The case is brought by the Freedom Foundation, a libertarian think tank based in Olympia. The group is challenging Governor Chris Gregoire's claim to an "executive privilege" that she says allows her to withhold documents from public disclosure. According to the foundation's research, Gregoire claimed this privilege roughly 500 times between 2007 and 2010.

But there is no executive privilege spelled out in either the state Public Records Act, or the state constitution. So the foundation sued, citing a half-dozen examples of withheld documents.

Alan Copsey, the deputy solicitor general in the state Attorney General's office, tells Seattle Weekly that the privilege "flows from the separation of powers." He explains: "Each branch of government has a core function and in order to perform it property, it needs to have room to operate." In the governor's case, he continues, that means letting the state's chief exec privately "consult with her advisers before making a decision."

Freedom Foundation attorney Mike Reitz, however, says the documents withheld by Gregoire are not just communications between the governor and her advisers. He cites, for instance, a draft memorandum of agreement--along with Gregoire's handwritten notes--between the state, King County, and city of Seattle over the viaduct replacement.

The question is, says Copsey, who were those handwritten notes for? He suggests that they may have been intended for the governor's aides.

Regardless, the real problem with the state's position is its vagueness. "We're not talking about how broadly it should be applied," says Copsey when asked what exactly the executive privilege encompasses. But somehow Copsey is sure that documents reflecting the governor's back and forth with advisers "falls squarely within the privilege."
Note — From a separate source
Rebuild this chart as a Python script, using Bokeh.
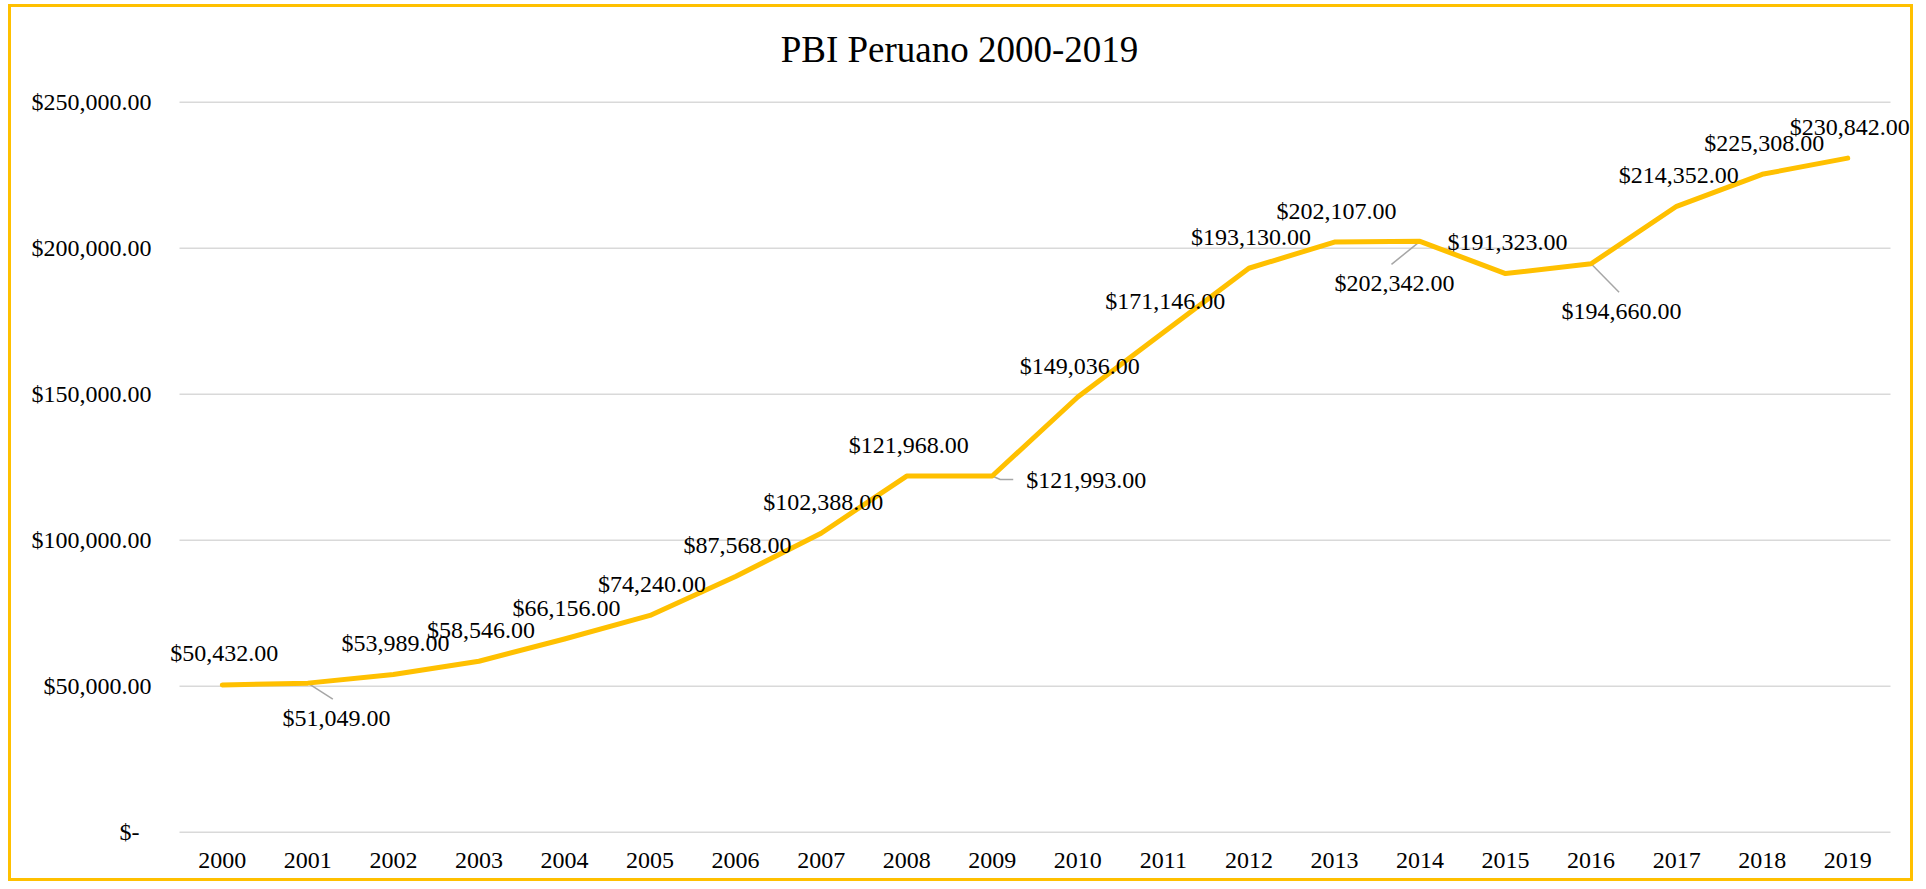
from bokeh.plotting import figure
from bokeh.models import ColumnDataSource, LabelSet, Label, FixedTicker, Range1d
from bokeh.embed import file_html
from bokeh.resources import INLINE
from bokeh.core.properties import value

# ---------------- data ----------------
title_text = "PBI Peruano 2000-2019"
years = ["2000", "2001", "2002", "2003", "2004", "2005", "2006", "2007", "2008", "2009",
         "2010", "2011", "2012", "2013", "2014", "2015", "2016", "2017", "2018", "2019"]
pbi = [50432, 51049, 53989, 58546, 66156, 74240, 87568, 102388, 121968, 121993,
       149036, 171146, 193130, 202107, 202342, 191323, 194660, 214352, 225308, 230842]
y_ticks = [0, 50000, 100000, 150000, 200000, 250000]
y_tick_labels = ["$-\u00a0\u00a0", "$50,000.00", "$100,000.00", "$150,000.00", "$200,000.00", "$250,000.00"]

# ---------------- layout / style ----------------
FONT = "Liberation Serif"
W, H = 1905, 877                 # canvas size (inside a 3px border)
ML, MR, MT, MB = 154, 3, 0, 50   # frame borders (frame is larger than the plot area
                                 # so that data labels and title are not clipped)
# plot area (where gridlines run) in canvas coordinates
PA_L, PA_R, PA_T, PA_B = 168, 1879, 94.7, 824.7

n = len(years)
px_x = (PA_R - PA_L) / n
px_y = (PA_B - PA_T) / (y_ticks[-1] - y_ticks[0])
x_start = -0.5 - (PA_L - ML) / px_x
x_end = n - 0.5 + ((W - MR) - PA_R) / px_x
y_start = y_ticks[0] - ((H - MB) - PA_B) / px_y
y_end = y_ticks[-1] + (PA_T - MT) / px_y

# data-label offsets in screen px (dx right, dy up)
label_dx = [2] * n
label_dy = [31.5] * n
special = {1: (28.6, -34.6), 9: (94, -4.5), 14: (-25.5, -42), 16: (30.4, -47.7)}
for k, (a, b) in special.items():
    label_dx[k] = a
    label_dy[k] = b

# leader lines: index -> list of screen-px offsets from the point
leaders = {1: [(0, 0), (25, -16)],
           9: [(0, 0), (8, -3.5), (21, -3.5)],
           14: [(0, 0), (-28.5, -23)],
           16: [(0, 0), (28, -28.4)]}

p = figure(width=W, height=H, output_backend="svg", toolbar_location=None,
           x_range=Range1d(x_start, x_end), y_range=Range1d(y_start, y_end),
           min_border_left=ML, min_border_right=MR, min_border_top=MT, min_border_bottom=MB,
           title=None)
p.styles = {"border": "3px solid #FFC000", "margin-left": "8px", "margin-top": "4px"}
p.background_fill_color = "white"
p.border_fill_color = "white"
p.outline_line_color = None

xi = list(range(n))
p.xaxis.ticker = FixedTicker(ticks=xi)
p.xaxis.major_label_overrides = {i: y for i, y in zip(xi, years)}
p.yaxis.ticker = FixedTicker(ticks=y_ticks)
p.yaxis.major_label_overrides = {t: l for t, l in zip(y_ticks, y_tick_labels)}
for ax in (p.xaxis, p.yaxis):
    ax.axis_line_color = None
    ax.major_tick_line_color = None
    ax.minor_tick_line_color = None
    ax.major_tick_out = 0
    ax.major_tick_in = 0
    ax.major_label_text_font = FONT
    ax.major_label_text_font_size = "24px"
    ax.major_label_text_color = "black"
p.yaxis.major_label_standoff = 14   # labels end ~27px left of the plot area
p.xaxis.major_label_standoff = 18

p.xgrid.visible = False
p.ygrid.visible = False
# horizontal gridlines restricted to the plot area
p.segment(x0=[-0.5] * len(y_ticks), x1=[n - 0.5] * len(y_ticks), y0=y_ticks, y1=y_ticks,
          line_color="#D9D9D9", line_width=1.5)

# leader lines
lx, ly = [], []
for k, pts in leaders.items():
    lx.append([k + dx / px_x for dx, dy in pts])
    ly.append([pbi[k] + dy / px_y for dx, dy in pts])
p.multi_line(lx, ly, line_color="#A6A6A6", line_width=1.5)

# main line
p.line(xi, pbi, line_color="#FFC000", line_width=5, line_cap="round", line_join="round")

src = ColumnDataSource(dict(x=xi, y=pbi, text=[f"${v:,.2f}" for v in pbi],
                            dx=label_dx, dy=label_dy))
p.add_layout(LabelSet(x="x", y="y", text="text", x_offset="dx", y_offset="dy", source=src,
                      text_font=value(FONT), text_font_size=value("24px"),
                      text_align="center", text_baseline="middle", text_color="black"))

# title, centered over the whole chart (screen units relative to the frame)
p.add_layout(Label(x=959 - 11 - ML, y=(H - MB) - (60 - 7) + 11, x_units="screen", y_units="screen",
                   text=title_text, text_font=FONT, text_font_size="37px", text_color="black",
                   text_align="center", text_baseline="alphabetic"))

open("out.html", "w").write(file_html(p, INLINE, title=title_text))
How can you possibly argue about something when you don't know what it is? Or whether this arguable privilege can be used by other parts of the executive branch besides the governor? Reitz says that the state's attorney general or auditor, for instance, might decide their documents can be shielded from disclosure too.

The trial court bafflingly bought the governor's position, citing decisions in other states granting an executive privilege. But now Washington's highest court will make the call for our state.

If the Supreme Court does indeed uphold the privilege, Reitz contends, "it would be the most significant expansion of government secrecy in years." He expects a hearing on the matter in the fall.